The Senate legislation represents a watered-down version of the already toothless bill passed by the House, which called for US combat troops to be withdrawn by September 1, 2008. The House bill included multiple loopholes allowing the administration to invoke “national security” as a justification for ignoring provisions conditioning the deployment of US troops to Iraq on their having received adequate periods of training and recuperation.

Various Senate Democrats took pains to make it clear before the vote that they did not intend to impose any binding conditions on the Bush administration. Referring to the March 31, 2008 withdrawal date contained in the Senate bill, Senator Hillary Clinton, a leading contender for the party’s 2008 presidential nomination, declared, “It’s a goal, not a hard deadline.”

Similarly, Senator Evan Bayh (Democrat of Indiana) insisted that the withdrawal date represented “a goal with some flexibility.”

In the end, the House and Senate versions must be reconciled before being sent to the White House, where Bush insists he will veto any legislation even suggesting withdrawal dates. At that point, further negotiations are likely, which will in the end provide the war funding with no real strings attached.

Whatever the final outcome, the Democrats and Republicans are in agreement that the war and occupation will continue, despite the acrimonious debate over what tactics should be pursued. The call for the withdrawal of “combat troops,” as a number of leading Democrats have made clear, envisions leaving tens of thousands of US troops in Iraq, tasked with defending US facilities—including those connected to American control of the country’s oil fields—training Iraqi forces and carrying out rapid-reaction strikes to suppress resistance by the Iraqi people to continued American domination.

In his defense of the legislation, Senate Majority Leader Reid said that its purpose was to “send a message to President Bush that the time has come to find a new way forward in this intractable war.”

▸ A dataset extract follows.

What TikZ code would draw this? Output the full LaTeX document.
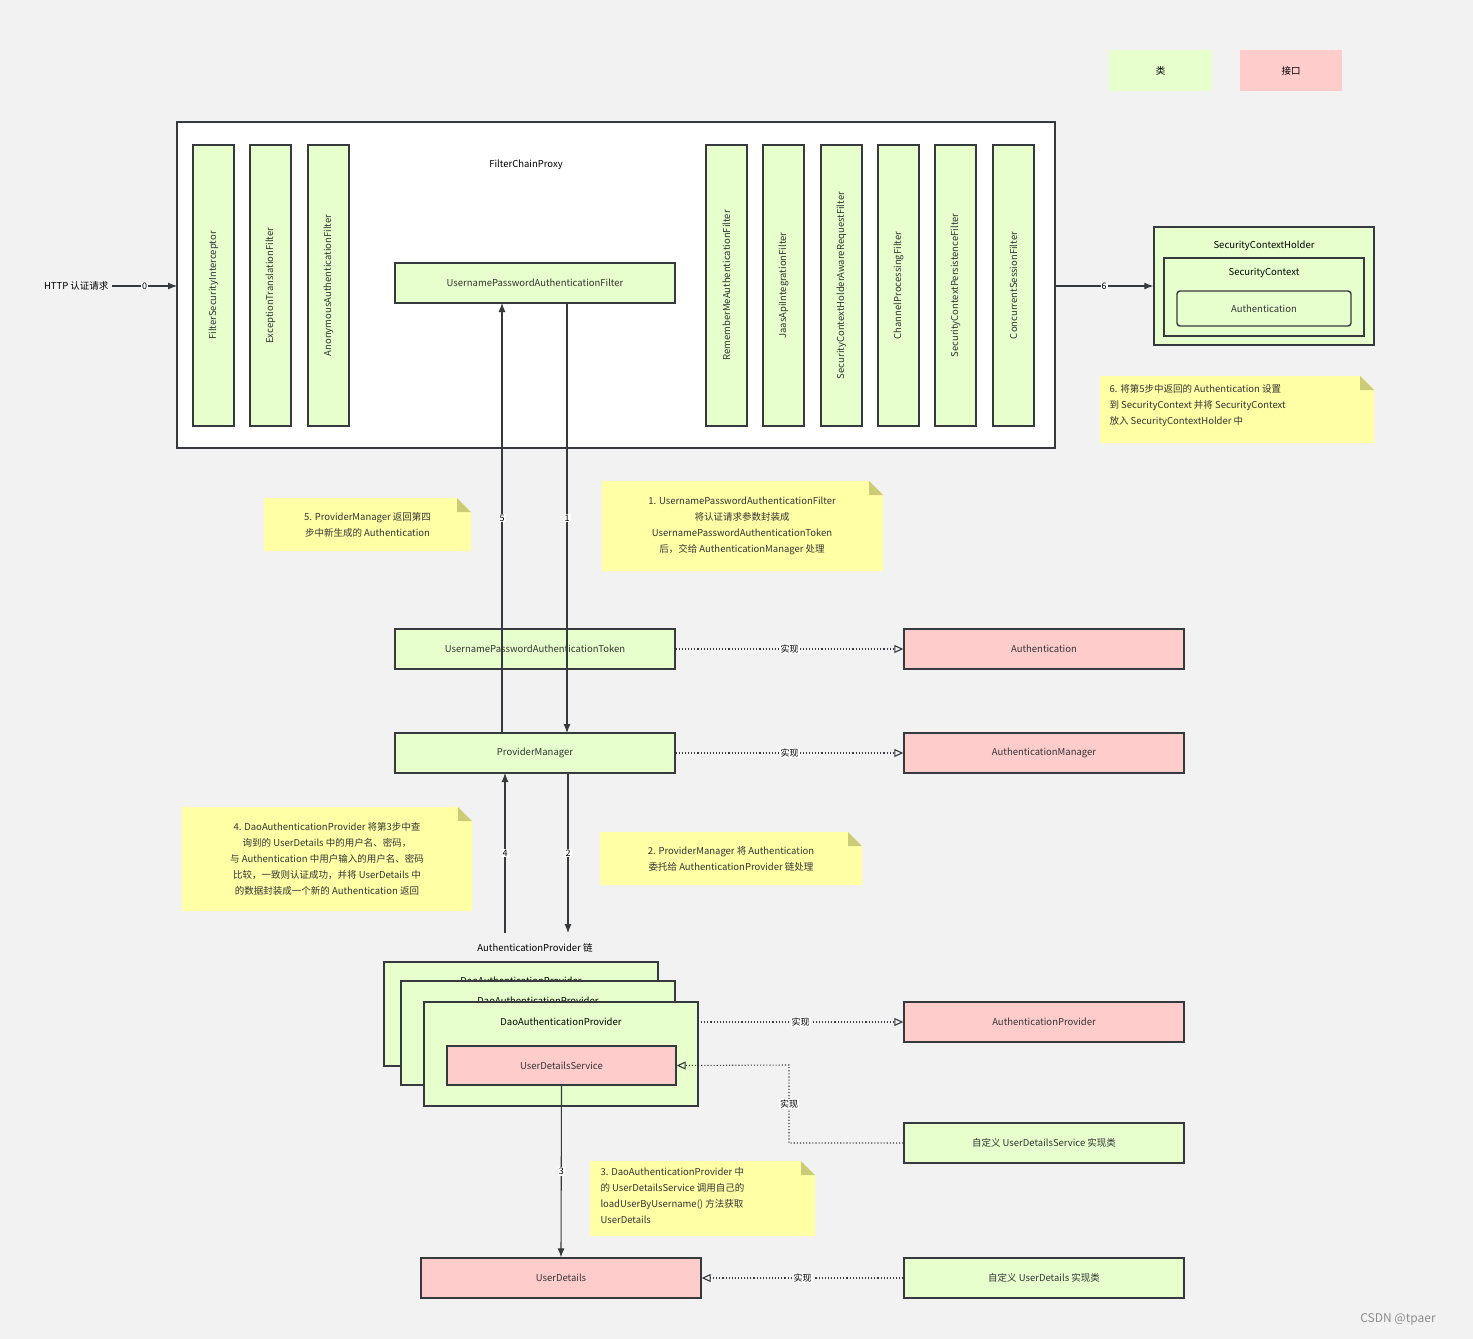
\documentclass[tikz,border=0pt]{standalone}
\usepackage{fontspec}
\setmainfont{Noto Sans CJK SC}
\usetikzlibrary{arrows.meta}
\definecolor{cls}{HTML}{E6FFCC}
\definecolor{itf}{HTML}{FFCCCC}
\definecolor{note}{HTML}{FFFFA6}
\definecolor{fold}{HTML}{CCCC77}
\definecolor{bd}{HTML}{36393D}
\begin{document}
\begin{tikzpicture}[x=1pt,y=-1pt,font=\fontsize{9.5}{16}\selectfont,
  box/.style={draw=bd,line width=1.4pt,text=black!80},
  cls/.style={box,fill=cls},
  itf/.style={box,fill=itf},
  arr/.style={draw=bd,line width=1.1pt,-{Latex[length=9pt,width=7pt]}},
  impl/.style={draw=bd,line width=1.1pt,dotted,-{Triangle[open,length=9pt,width=8pt]}},
  lab/.style={fill=white,inner sep=1pt,font=\fontsize{9}{10}\selectfont},
  notetxt/.style={font=\fontsize{9.5}{16}\selectfont,text=black!80,align=center}]
\newcommand{\notebox}[4]{\fill[note] (#1,#2) -- (#3-14,#2) -- (#3,#2+14) -- (#3,#4) -- (#1,#4) -- cycle;
 \fill[fold] (#3-14,#2) -- (#3,#2+14) -- (#3-14,#2+14) -- cycle;}
\fill[black!5] (0,0) rectangle (1473,1339);
\useasboundingbox (0,0) rectangle (1473,1339);
% legend
\node[fill=cls,minimum width=103pt,minimum height=41pt] (lc) at (1160.5,70.5) {类};
\node[fill=itf,minimum width=102pt,minimum height=41pt] (li) at (1291,70.5) {接口};
% FilterChainProxy
\draw[draw=bd,line width=1.4pt,fill=white] (177,122) rectangle (1055,448);
\node (fcp) at (526,165) {FilterChainProxy};
\coordinate (fcpL) at (177,286); \coordinate (fcpR) at (1055,286);
\foreach \x/\t [count=\i] in {213.5/FilterSecurityInterceptor,270.5/ExceptionTranslationFilter,328.5/AnonymousAuthenticationFilter,726.5/RememberMeAuthenticationFilter,783.5/JaasApiIntegrationFilter,841.5/SecurityContextHolderAwareRequestFilter,898.5/ChannelProcessingFilter,955.5/SecurityContextPersistenceFilter,1013.5/ConcurrentSessionFilter}
  \node[cls,minimum width=281pt,minimum height=41pt,rotate=90] (f\i) at (\x,285.5) {\t};
\node[cls,minimum width=280pt,minimum height=40pt] (upaf) at (535,283) {UsernamePasswordAuthenticationFilter};
% HTTP
\node[anchor=east] (http) at (112,286) {HTTP 认证请求};
\draw[arr] (http.east) -- node[lab]{0} (fcpL);
% holder
\node[cls,minimum width=220pt,minimum height=118pt] (sch) at (1264,286) {};
\node (schl) at (1264,246) {SecurityContextHolder};
\draw[box,fill=cls] (1164,258) rectangle (1364,336);
\node (scl) at (1264,273) {SecurityContext};
\node[cls,rounded corners=3pt,minimum width=174pt,minimum height=35pt] (sca) at (1264,308.5) {Authentication};
\draw[arr] (fcpR) -- node[lab]{6} (sch.west);
\notebox{1100}{376}{1374}{443}
\node[notetxt,align=left,anchor=north west] (n6) at (1106,381) {6. 将第5步中返回的 Authentication 设置\\到 SecurityContext 并将 SecurityContext\\放入 SecurityContextHolder 中};
% token / PM
\node[cls,minimum width=280pt,minimum height=40pt] (tok) at (535,649) {UsernamePasswordAuthenticationToken};
\node[itf,minimum width=280pt,minimum height=40pt] (auth) at (1044,649) {Authentication};
\node[cls,minimum width=280pt,minimum height=40pt] (pm) at (535,753) {ProviderManager};
\node[itf,minimum width=280pt,minimum height=40pt] (am) at (1044,753) {AuthenticationManager};
\draw[impl] (tok) -- node[lab]{实现} (auth);
\draw[impl] (pm) -- node[lab]{实现} (am);
\draw[arr] (502,733) -- node[lab,pos=0.5]{5} (502,303);
\draw[arr] (567,303) -- node[lab,pos=0.5]{1} (567,733);
\notebox{264}{498}{471}{551}
\node[notetxt] (n5) at (367.5,525) {5. ProviderManager 返回第四\\步中新生成的 Authentication};
\notebox{602}{481}{883}{571}
\node[notetxt] (n1) at (742,526) {1. UsernamePasswordAuthenticationFilter\\将认证请求参数封装成\\UsernamePasswordAuthenticationToken\\后，交给 AuthenticationManager 处理};
% providers
\node (apl) at (535,948) {AuthenticationProvider 链};
\draw[box,fill=cls] (384,962) rectangle (658,1066);
\node at (521,981) {DaoAuthenticationProvider};
\draw[box,fill=cls] (401,981) rectangle (675,1085);
\node at (538,1001) {DaoAuthenticationProvider};
\node[cls,minimum width=274pt,minimum height=104pt] (dao) at (561,1054) {};
\node at (561,1022) {DaoAuthenticationProvider};
\node[itf,minimum width=229pt,minimum height=39pt] (uds) at (561.5,1065.5) {UserDetailsService};
\draw[arr] (505,933) -- node[lab]{4} (505,773);
\draw[arr] (568,773) -- node[lab]{2} (568,933);
\notebox{182}{807}{472}{911}
\node[notetxt] (n4) at (327,859) {4. DaoAuthenticationProvider 将第3步中查\\询到的 UserDetails 中的用户名、密码，\\与 Authentication 中用户输入的用户名、密码\\比较，一致则认证成功，并将 UserDetails 中\\的数据封装成一个新的 Authentication 返回};
\notebox{600}{832}{862}{885}
\node[notetxt] (n2) at (731,858.5) {2. ProviderManager 将 Authentication\\委托给 AuthenticationProvider 链处理};
\node[itf,minimum width=280pt,minimum height=40pt] (ap) at (1044,1022) {AuthenticationProvider};
\draw[impl] (698,1022) -- node[lab]{实现} (ap);
\node[cls,minimum width=280pt,minimum height=40pt] (cuds) at (1044,1143) {自定义 UserDetailsService 实现类};
\draw[impl] (cuds.west) -- (789,1143) -- node[lab]{实现} (789,1065) -- (uds.east);
% userdetails
\node[itf,minimum width=280pt,minimum height=40pt] (ud) at (561,1278) {UserDetails};
\draw[arr] (uds.south) -- node[lab]{3} (ud.north);
\notebox{590}{1161}{815}{1236}
\node[notetxt,align=left,anchor=north west] (n3) at (597,1164) {3. DaoAuthenticationProvider 中\\的 UserDetailsService 调用自己的\\loadUserByUsername() 方法获取\\UserDetails};
\node[cls,minimum width=280pt,minimum height=40pt] (cud) at (1044,1278) {自定义 UserDetails 实现类};
\draw[impl] (cud) -- node[lab]{实现} (ud);
\node[text=black!45,font=\fontsize{12}{14}\selectfont] (wm) at (1398,1319) {CSDN @tpaer};
\end{tikzpicture}
\end{document}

This is precisely what the bill represents—a Democratic proposal for continuing the war and finding a “way forward” towards achieving the original goals of the 2003 invasion: securing US control over Iraq’s vast oil wealth and using that power to bolster US dominance over its economic rivals in Europe and Asia.

Nearly five months after an election that expressed the overwhelming popular sentiment for ending the war in Iraq, tens of thousand more troops have been deployed and over $100 billion more is being authorized by Democrats and Republicans alike to continue the criminal venture.